-- Request --
Exactly repeat the lines starting at the one that holds "Give me the Plotly source for this chart." and ending at the one that holds "px_per_unit = 5.19". Both end lines count; leave out everything else.

-- Data shown --
[Begin]
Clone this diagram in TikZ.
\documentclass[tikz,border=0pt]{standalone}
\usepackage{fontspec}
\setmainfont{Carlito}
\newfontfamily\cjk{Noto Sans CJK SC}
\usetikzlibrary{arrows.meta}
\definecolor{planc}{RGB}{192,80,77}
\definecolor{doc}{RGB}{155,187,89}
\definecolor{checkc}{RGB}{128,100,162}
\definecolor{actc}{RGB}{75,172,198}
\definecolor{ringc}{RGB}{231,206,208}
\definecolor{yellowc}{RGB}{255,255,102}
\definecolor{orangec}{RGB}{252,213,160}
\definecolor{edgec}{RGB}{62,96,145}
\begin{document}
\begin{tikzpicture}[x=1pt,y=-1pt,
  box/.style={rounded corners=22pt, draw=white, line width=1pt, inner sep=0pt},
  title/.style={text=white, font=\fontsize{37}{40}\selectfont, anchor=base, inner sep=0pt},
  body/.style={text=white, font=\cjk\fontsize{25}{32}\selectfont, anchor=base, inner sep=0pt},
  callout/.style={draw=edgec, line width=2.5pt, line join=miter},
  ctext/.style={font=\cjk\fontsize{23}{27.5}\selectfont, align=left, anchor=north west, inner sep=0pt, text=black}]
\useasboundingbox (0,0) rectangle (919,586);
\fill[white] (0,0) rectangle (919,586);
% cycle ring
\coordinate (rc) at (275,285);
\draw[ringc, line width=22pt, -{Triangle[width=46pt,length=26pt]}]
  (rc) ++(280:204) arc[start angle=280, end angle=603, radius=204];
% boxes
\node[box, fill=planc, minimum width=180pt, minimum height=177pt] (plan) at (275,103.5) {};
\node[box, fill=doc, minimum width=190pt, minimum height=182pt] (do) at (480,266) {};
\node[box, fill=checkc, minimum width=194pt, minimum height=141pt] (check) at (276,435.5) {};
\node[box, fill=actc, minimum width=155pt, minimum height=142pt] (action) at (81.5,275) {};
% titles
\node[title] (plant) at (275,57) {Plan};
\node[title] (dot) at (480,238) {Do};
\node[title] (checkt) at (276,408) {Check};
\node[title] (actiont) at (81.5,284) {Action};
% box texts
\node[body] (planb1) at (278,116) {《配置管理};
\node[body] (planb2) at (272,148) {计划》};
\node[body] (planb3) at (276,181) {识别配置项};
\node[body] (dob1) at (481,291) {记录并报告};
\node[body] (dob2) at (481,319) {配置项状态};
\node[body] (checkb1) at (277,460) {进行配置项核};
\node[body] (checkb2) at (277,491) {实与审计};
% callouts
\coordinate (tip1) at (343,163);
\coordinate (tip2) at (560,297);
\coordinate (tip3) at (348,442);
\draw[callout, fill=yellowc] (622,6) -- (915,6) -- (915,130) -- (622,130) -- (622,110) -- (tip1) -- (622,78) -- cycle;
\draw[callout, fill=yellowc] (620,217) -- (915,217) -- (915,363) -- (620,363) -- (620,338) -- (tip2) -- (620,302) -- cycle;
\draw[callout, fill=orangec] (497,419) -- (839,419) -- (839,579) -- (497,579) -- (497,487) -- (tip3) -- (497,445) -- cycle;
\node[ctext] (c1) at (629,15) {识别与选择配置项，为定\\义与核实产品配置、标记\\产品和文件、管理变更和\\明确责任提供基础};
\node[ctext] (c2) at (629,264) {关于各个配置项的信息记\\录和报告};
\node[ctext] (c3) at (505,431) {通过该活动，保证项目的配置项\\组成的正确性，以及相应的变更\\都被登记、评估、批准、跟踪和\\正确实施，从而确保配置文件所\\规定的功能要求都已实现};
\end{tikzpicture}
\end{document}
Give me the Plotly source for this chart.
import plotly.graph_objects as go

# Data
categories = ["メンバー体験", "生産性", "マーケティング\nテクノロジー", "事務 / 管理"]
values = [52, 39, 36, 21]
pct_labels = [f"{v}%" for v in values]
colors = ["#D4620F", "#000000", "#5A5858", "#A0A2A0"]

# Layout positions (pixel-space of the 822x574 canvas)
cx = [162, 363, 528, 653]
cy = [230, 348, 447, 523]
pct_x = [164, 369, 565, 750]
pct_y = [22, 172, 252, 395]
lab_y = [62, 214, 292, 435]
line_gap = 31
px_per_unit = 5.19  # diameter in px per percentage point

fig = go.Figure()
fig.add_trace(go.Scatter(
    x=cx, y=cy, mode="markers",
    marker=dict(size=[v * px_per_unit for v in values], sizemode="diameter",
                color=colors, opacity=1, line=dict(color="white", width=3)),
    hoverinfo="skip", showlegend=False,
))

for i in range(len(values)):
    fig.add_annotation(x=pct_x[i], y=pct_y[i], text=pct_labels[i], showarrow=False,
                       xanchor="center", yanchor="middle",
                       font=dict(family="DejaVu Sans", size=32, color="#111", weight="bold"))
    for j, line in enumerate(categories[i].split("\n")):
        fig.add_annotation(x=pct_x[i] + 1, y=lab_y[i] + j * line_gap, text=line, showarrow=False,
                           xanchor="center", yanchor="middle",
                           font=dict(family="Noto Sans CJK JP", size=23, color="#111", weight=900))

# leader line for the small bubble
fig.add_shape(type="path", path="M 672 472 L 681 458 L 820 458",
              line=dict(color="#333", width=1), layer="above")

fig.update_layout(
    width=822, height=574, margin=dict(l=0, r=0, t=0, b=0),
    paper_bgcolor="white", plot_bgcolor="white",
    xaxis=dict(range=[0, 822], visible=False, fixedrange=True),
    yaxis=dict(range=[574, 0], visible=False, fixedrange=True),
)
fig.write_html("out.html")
[End]
[Begin]
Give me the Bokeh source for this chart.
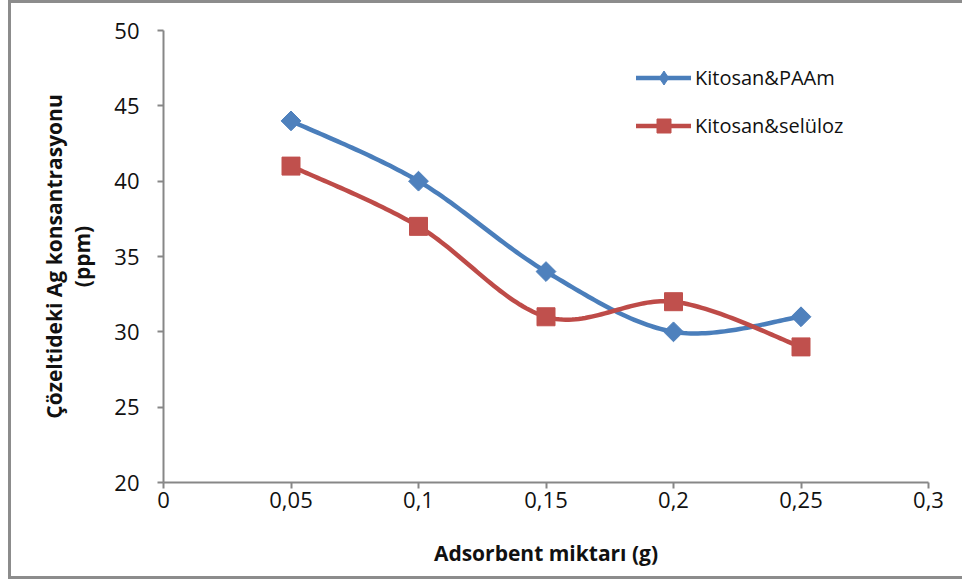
[End]
-- Task response --
Give me the Plotly source for this chart.
import plotly.graph_objects as go

# Data
categories = ["メンバー体験", "生産性", "マーケティング\nテクノロジー", "事務 / 管理"]
values = [52, 39, 36, 21]
pct_labels = [f"{v}%" for v in values]
colors = ["#D4620F", "#000000", "#5A5858", "#A0A2A0"]

# Layout positions (pixel-space of the 822x574 canvas)
cx = [162, 363, 528, 653]
cy = [230, 348, 447, 523]
pct_x = [164, 369, 565, 750]
pct_y = [22, 172, 252, 395]
lab_y = [62, 214, 292, 435]
line_gap = 31
px_per_unit = 5.19  # diameter in px per percentage point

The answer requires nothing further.